I was listening to a Ryan Holiday talk during my morning commute.
Which, since I work from home, really means an Instagram clip while walking downstairs to make coffee before my morning standup.
In the clip, he tells a story about Ulysses S. Grant that stuck with me.
Grant was riding at night with another officer. The prairie was dark and quiet. Then they heard it: a bone-chilling, almost unearthly sound. A pack of wolves somewhere in the darkness.
The other officer asked him: "How many do you think there are?"
Grant didn't want to betray fear. So he guessed the lowest number he thought plausible. Three, maybe four.
The officer nodded. They rode on.
Later, they found out there were dozens.
The Product Discovery Version of This
I've seen this pattern in product discovery more times than I can count.
A team hears something in user research: a complaint, a pattern, a signal that something is wrong. And instead of counting the wolves, they guess the lowest number that feels manageable.
"It's probably just a few power users." "That's an edge case." "We've heard this before but it hasn't moved the metrics."
They're not lying. They genuinely believe the number is small. But they believe it because they want it to be small: because a larger number would require a harder conversation, a bigger investment, a more disruptive change to the roadmap.
The Noise Problem
The flip side is also real. Product teams can overcorrect in the other direction: hearing every piece of feedback as a signal, treating every complaint as a crisis, and losing the ability to distinguish between the wolves that matter and the ones that don't.
This is the noise problem. And in environments with high feedback volume: active user communities, enterprise customers with strong opinions, internal stakeholders with competing priorities: it's just as dangerous as undercounting.
The skill isn't just counting the wolves. It's knowing which wolves are worth counting.
How to Actually Count
Here's the framework I use:
Frequency: How often does this signal appear? Is it one user, or is it a pattern across user segments?
Severity: When this problem occurs, how bad is it? Is it a minor friction or a deal-breaker?
Breadth: Which user segments are affected? Is this a niche case or a mainstream experience?
Trend: Is this signal getting stronger or weaker over time? Is the problem growing or shrinking?
Alignment: Does this signal align with other signals you're seeing? Or is it isolated?
A signal that scores high across all five dimensions is a wolf worth counting. A signal that scores high on one but low on the others might be noise.
The Courage Part
The hardest part of counting the wolves isn't the framework. It's the courage to report the number accurately: even when the number is uncomfortable.
Grant's mistake wasn't that he couldn't count. It was that he let fear shape his estimate.
Product managers do the same thing. We let roadmap pressure, stakeholder expectations, and our own desire to be right shape what we're willing to see in the data.
Count the wolves. All of them. Then decide what to do about it.
What this looked like in my work
The onboarding KYC compliance work at Tend was a noise-from-signal problem.
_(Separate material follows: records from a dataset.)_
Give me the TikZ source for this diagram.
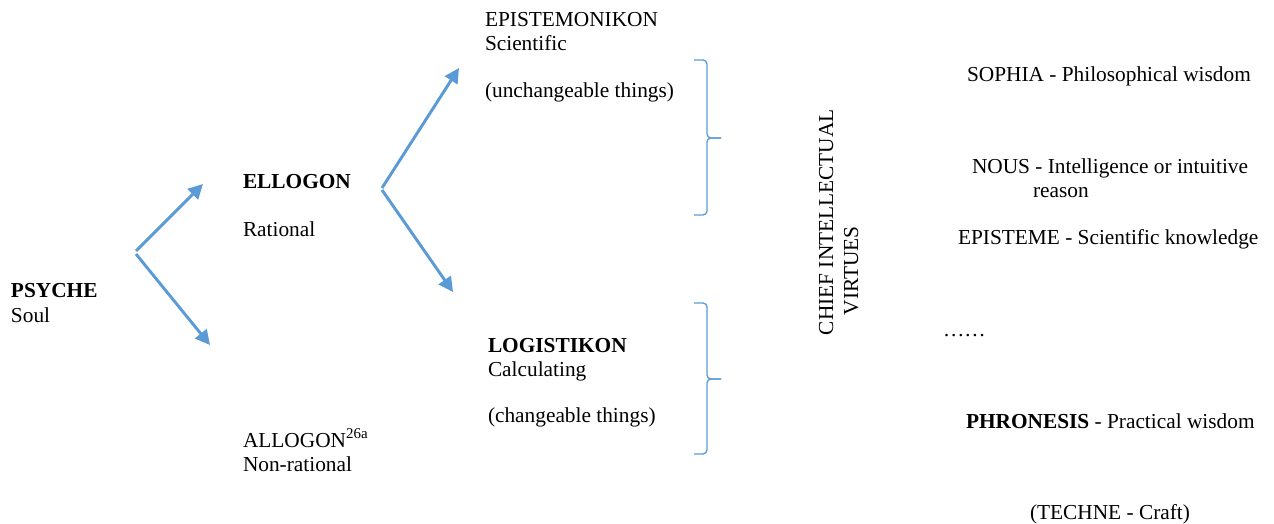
\documentclass[tikz,border=0pt]{standalone}
\usepackage{fontspec}
\setmainfont{Liberation Serif}
\usetikzlibrary{arrows.meta}

\definecolor{arrowblue}{HTML}{5B9BD5}

\begin{document}
\begin{tikzpicture}[x=0.75pt, y=-0.75pt,
    every node/.style={inner sep=0pt, outer sep=0pt, font=\fontsize{16}{18.75}\selectfont},
    txt/.style={anchor=base west},
    branch/.style={draw=arrowblue, line width=2.2pt, -{Triangle[length=11pt,width=11pt]}},
    bracket/.style={draw=arrowblue, line width=1pt, rounded corners=3pt}]
  \useasboundingbox (0,0) rectangle (1274,524);

  % the soul and its two parts
  \node[txt] (psyche) at (11,297) {\textbf{PSYCHE}};
  \node[txt] (soul) at (11,322) {Soul};
  \node[txt] (ellogon) at (243,189) {\textbf{ELLOGON}};
  \node[txt] (rational) at (243,236) {Rational};
  \node[txt] (allogon) at (243,447) {ALLOGON\textsuperscript{26a}};
  \node[txt] (nonrational) at (243,471) {Non-rational};

  % parts of the rational soul
  \node[txt] (epistemonikon) at (485,27) {EPISTEMONIKON};
  \node[txt] (scientific) at (485,51) {Scientific};
  \node[txt] (unchangeable) at (485,98) {(unchangeable things)};
  \node[txt] (logistikon) at (488,352) {\textbf{LOGISTIKON}};
  \node[txt] (calculating) at (488,376) {Calculating};
  \node[txt] (changeable) at (488,422) {(changeable things)};

  % virtues
  \node[rotate=90, anchor=base west] (chief) at (833,335) {CHIEF INTELLECTUAL};
  \node[rotate=90, anchor=base west] (virtues) at (858,315) {VIRTUES};
  \node[txt] (sophia) at (967,82) {SOPHIA - Philosophical wisdom};
  \node[txt] (nous) at (972,174) {NOUS - Intelligence or intuitive};
  \node[txt] (reason) at (1033,197) {reason};
  \node[txt] (episteme) at (958,244) {EPISTEME - Scientific knowledge};
  \node[txt] (dots) at (943,336) {……};
  \node[txt] (phronesis) at (966,428) {\textbf{PHRONESIS} - Practical wisdom};
  \node[txt] (techne) at (1030,519) {(TECHNE - Craft)};

  % arrows
  \coordinate (fork1) at (136,251);
  \coordinate (fork1b) at (136,254);
  \coordinate (to ellogon) at (203,184);
  \coordinate (to allogon) at (210,345);
  \coordinate (fork2) at (382,188);
  \coordinate (fork2b) at (382,190);
  \coordinate (to epist) at (459,68);
  \coordinate (to logist) at (453,292);
  \draw[branch] (fork1) -- (to ellogon);
  \draw[branch] (fork1b) -- (to allogon);
  \draw[branch] (fork2) -- (to epist);
  \draw[branch] (fork2b) -- (to logist);

  % braces
  \coordinate (upper top) at (694,60);
  \coordinate (upper tip) at (721,138);
  \coordinate (upper bot) at (694,215);
  \coordinate (lower top) at (694,303);
  \coordinate (lower tip) at (721,379);
  \coordinate (lower bot) at (694,454);
  \draw[bracket] (upper top) -- ++(13,0) |- (upper tip);
  \draw[bracket] (upper bot) -- ++(13,0) |- (upper tip);
  \draw[bracket] (lower top) -- ++(13,0) |- (lower tip);
  \draw[bracket] (lower bot) -- ++(13,0) |- (lower tip);
\end{tikzpicture}
\end{document}
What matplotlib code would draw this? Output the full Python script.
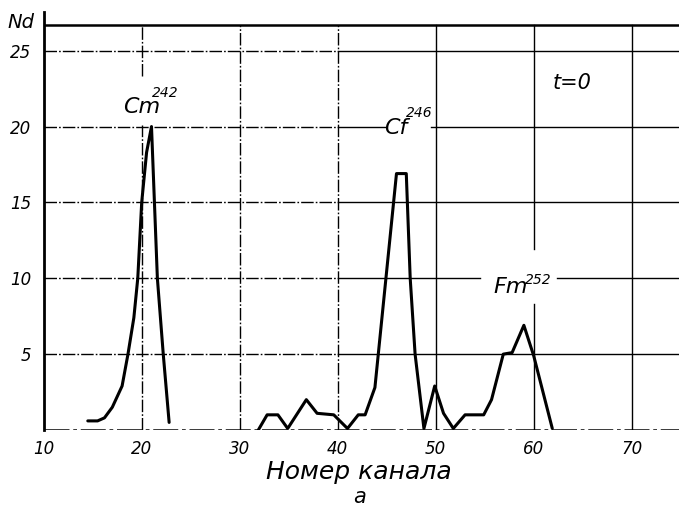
import matplotlib
matplotlib.use("Agg")
import matplotlib.pyplot as plt

# ---- data ----
cm_x = [14.5, 15.5, 16.2, 17.0, 18.0, 18.6, 19.2, 19.6, 20.0, 20.5, 21.0, 21.6, 22.2, 22.8]
cm_y = [0.6, 0.6, 0.8, 1.5, 2.9, 5.0, 7.4, 10.0, 15.0, 18.3, 20.0, 10.0, 5.0, 0.5]

ch_x = [31.9, 32.8, 33.9, 34.9, 36.8, 37.9, 39.6, 41.0, 42.1, 42.8, 43.8, 46.0, 47.0,
        47.4, 47.9, 48.8, 49.9, 50.8, 51.8, 53.0, 54.9, 55.7, 56.9, 57.8, 59.0, 60.0, 61.9]
ch_y = [0.0, 1.0, 1.0, 0.1, 2.0, 1.1, 1.0, 0.1, 1.0, 1.0, 2.8, 16.9, 16.9,
        10.0, 5.0, 0.1, 2.9, 1.1, 0.1, 1.0, 1.0, 2.0, 5.0, 5.1, 6.9, 4.9, 0.1]

x_ticks = [10, 20, 30, 40, 50, 60, 70]
y_ticks = [5, 10, 15, 20, 25]
x_label = "Номер канала"
sub_label = "a"
y_label = "Nd"

# ---- layout ----
W, H = 679, 509
fig = plt.figure(figsize=(W / 100, H / 100), dpi=100)
ax = fig.add_axes([43.7 / W, (H - 430) / H, (W - 43.7) / W, (430 - 12) / H])
XMIN, XMAX = 10, 74.83
YMIN, YMAX = 0, 27.55
TOP = 26.7
ax.set_xlim(XMIN, XMAX)
ax.set_ylim(YMIN, YMAX)

dashdot = (0, (9, 1.5, 1.2, 1.5))
gl = dict(color="black", lw=1.0)

# horizontal grid lines: dash-dot on the left, solid on the right
hgaps = {20: (44.8, 49.5), 10: (54.5, 62.4)}
for yv in y_ticks:
    ax.plot([XMIN, 40], [yv, yv], linestyle=dashdot, **gl)
    if yv in hgaps:
        a, b = hgaps[yv]
        ax.plot([40, a], [yv, yv], **gl)
        ax.plot([b, XMAX], [yv, yv], **gl)
    else:
        ax.plot([40, XMAX], [yv, yv], **gl)

# vertical grid lines
vgaps = {20: (20.1, 23.3), 60: (8.3, 11.9)}
for xv in x_ticks[1:]:
    ls = dashdot if xv <= 40 else "-"
    if xv in vgaps:
        a, b = vgaps[xv]
        ax.plot([xv, xv], [0, a], linestyle=ls, **gl)
        ax.plot([xv, xv], [b, TOP], linestyle=ls, **gl)
    else:
        ax.plot([xv, xv], [0, TOP], linestyle=ls, **gl)

# top frame line and dashed baseline
ax.plot([XMIN, XMAX], [TOP, TOP], color="black", lw=1.8)
ax.plot([XMIN, XMAX], [0, 0], color="black", lw=1.8, linestyle=(0, (10, 1.5, 1.5, 1.5)))

# data lines
ax.plot(cm_x, cm_y, color="black", lw=2.2, solid_joinstyle="round", solid_capstyle="round")
ax.plot(ch_x, ch_y, color="black", lw=2.2, solid_joinstyle="round", solid_capstyle="round")

# spines / ticks
for s in ["top", "right", "bottom"]:
    ax.spines[s].set_visible(False)
ax.spines["left"].set_linewidth(2.0)
ax.set_xticks(x_ticks)
ax.set_yticks(y_ticks)
ax.set_xticklabels([str(v) for v in x_ticks], fontsize=12, style="italic")
ax.set_yticklabels([str(v) for v in y_ticks], fontsize=12, style="italic")
ax.tick_params(axis="x", length=0, pad=7)
ax.tick_params(axis="y", length=0, pad=9)

# annotations
ann = dict(color="black", style="italic", ha="center", va="center")
ax.text(20.0, 21.3, "Cm", fontsize=16, **ann)
ax.text(22.4, 22.2, "242", fontsize=10, **ann)
ax.text(45.9, 19.9, "Cf", fontsize=16, **ann)
ax.text(48.3, 20.9, "246", fontsize=10, **ann)
ax.text(57.6, 9.4, "Fm", fontsize=16, **ann)
ax.text(60.5, 9.9, "252", fontsize=10, **ann)
ax.text(63.9, 22.9, "t=0", fontsize=15, **ann)

fig.text(21 / W, 1 - 22 / H, y_label, fontsize=14, style="italic", ha="center", va="center")
fig.text(359 / W, 1 - 472 / H, x_label, fontsize=18, style="italic", ha="center", va="center")
fig.text(360 / W, 1 - 503 / H, sub_label, fontsize=15, style="italic", ha="center", va="baseline")

fig.savefig("out.png", dpi=100, facecolor="white")
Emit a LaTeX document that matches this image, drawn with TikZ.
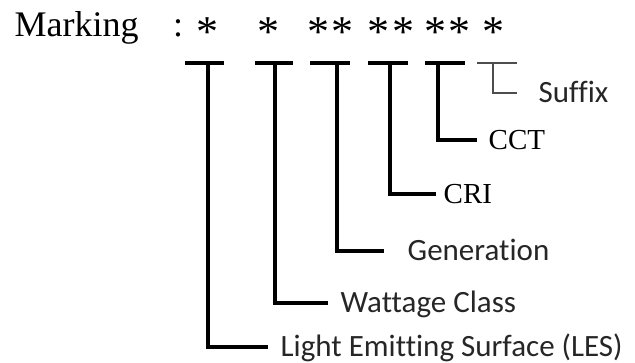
\documentclass[tikz,border=0pt]{standalone}
\usepackage{fontspec}
\setmainfont{Liberation Serif}
\newfontfamily\labelfont[Ligatures=NoCommon]{Carlito}
\usetikzlibrary{positioning}
\definecolor{suffixgray}{HTML}{4D4D4D}
\definecolor{textdark}{HTML}{262626}

\tikzset{
	headtext/.style={inner sep=0pt, font=\fontsize{36}{36}\selectfont},
	startext/.style={inner sep=0pt, anchor=base, font=\fontsize{44}{44}\selectfont},
	seriflabel/.style={inner sep=0pt, font=\fontsize{29}{29}\selectfont, text height=20pt, text depth=0pt},
	sanslabel/.style={inner sep=0pt, text=textdark, font=\labelfont\fontsize{31}{31}\selectfont, text height=19pt, text depth=0pt},
}

\begin{document}
\begin{tikzpicture}[x=1pt, y=-1pt, line width=3.4pt]
		\useasboundingbox (0,0) rectangle (635,363);
		
		\node[headtext, anchor=base west] (marking) at (13,37) {Marking};
		\node[headtext, anchor=base] (colon) at (178,37) {:};
		
		\node[startext] (s1) at (207,47) {*};
		\node[startext] (s2) at (268,47) {*};
		\node[startext] (s3) at (318,47) {*};
		\node[startext] (s4) at (342,47) {*};
		\node[startext] (s5) at (378,47) {*};
		\node[startext] (s6) at (403,47) {*};
		\node[startext] (s7) at (435,47) {*};
		\node[startext] (s8) at (459,47) {*};
		\node[startext] (s9) at (493,47) {*};
		
		% light emitting surface
		\coordinate (lesL) at (185,63);
		\coordinate (lesR) at (224,63);
		\coordinate (lesT) at (208,63);
		\coordinate (lesE) at (268,347);
		\node[sanslabel, right=11pt of lesE] (les) {Light Emitting Surface (LES)};
		\draw (lesL) -- (lesR);
		\draw (lesT) |- (lesE);
		
		% wattage class
		\coordinate (watL) at (255,63);
		\coordinate (watR) at (293,63);
		\coordinate (watT) at (275,63);
		\coordinate (watE) at (328,303);
		\node[sanslabel, right=11pt of watE] (wat) {Wattage Class};
		\draw (watL) -- (watR);
		\draw (watT) |- (watE);
		
		% generation
		\coordinate (genL) at (310,63);
		\coordinate (genR) at (350,63);
		\coordinate (genT) at (337,63);
		\coordinate (genE) at (384,251);
		\node[sanslabel, right=22pt of genE] (gen) {Generation};
		\draw (genL) -- (genR);
		\draw (genT) |- (genE);
		
		% CRI
		\coordinate (criL) at (368,63);
		\coordinate (criR) at (408,63);
		\coordinate (criT) at (390,63);
		\coordinate (criE) at (436,194);
		\node[seriflabel, right=6pt of criE] (cri) {CRI};
		\draw (criL) -- (criR);
		\draw (criT) |- (criE);
		
		% CCT
		\coordinate (cctL) at (425,63);
		\coordinate (cctR) at (465,63);
		\coordinate (cctT) at (438,63);
		\coordinate (cctE) at (477,140);
		\node[seriflabel, right=10pt of cctE] (cct) {CCT};
		\draw (cctL) -- (cctR);
		\draw (cctT) |- (cctE);
		
		% suffix
		\coordinate (sufL) at (477,63);
		\coordinate (sufR) at (517,63);
		\coordinate (sufT) at (493,63);
		\coordinate (sufE) at (517,93);
		\node[sanslabel, right=20pt of sufE] (suf) {Suffix};
		\draw[suffixgray, line width=2.2pt] (sufL) -- (sufR);
		\draw[suffixgray, line width=2.2pt] (sufT) |- (sufE);
\end{tikzpicture}
\end{document}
The compliance system was generating interruptions for users who were actually compliant, because the system couldn't distinguish between a genuinely incomplete profile and a profile that was complete but hadn't yet been verified. I built the compliance state model that separated those two signals, reducing false-positive interruptions by 60% and protecting 30-60 day retention in the highest-risk window.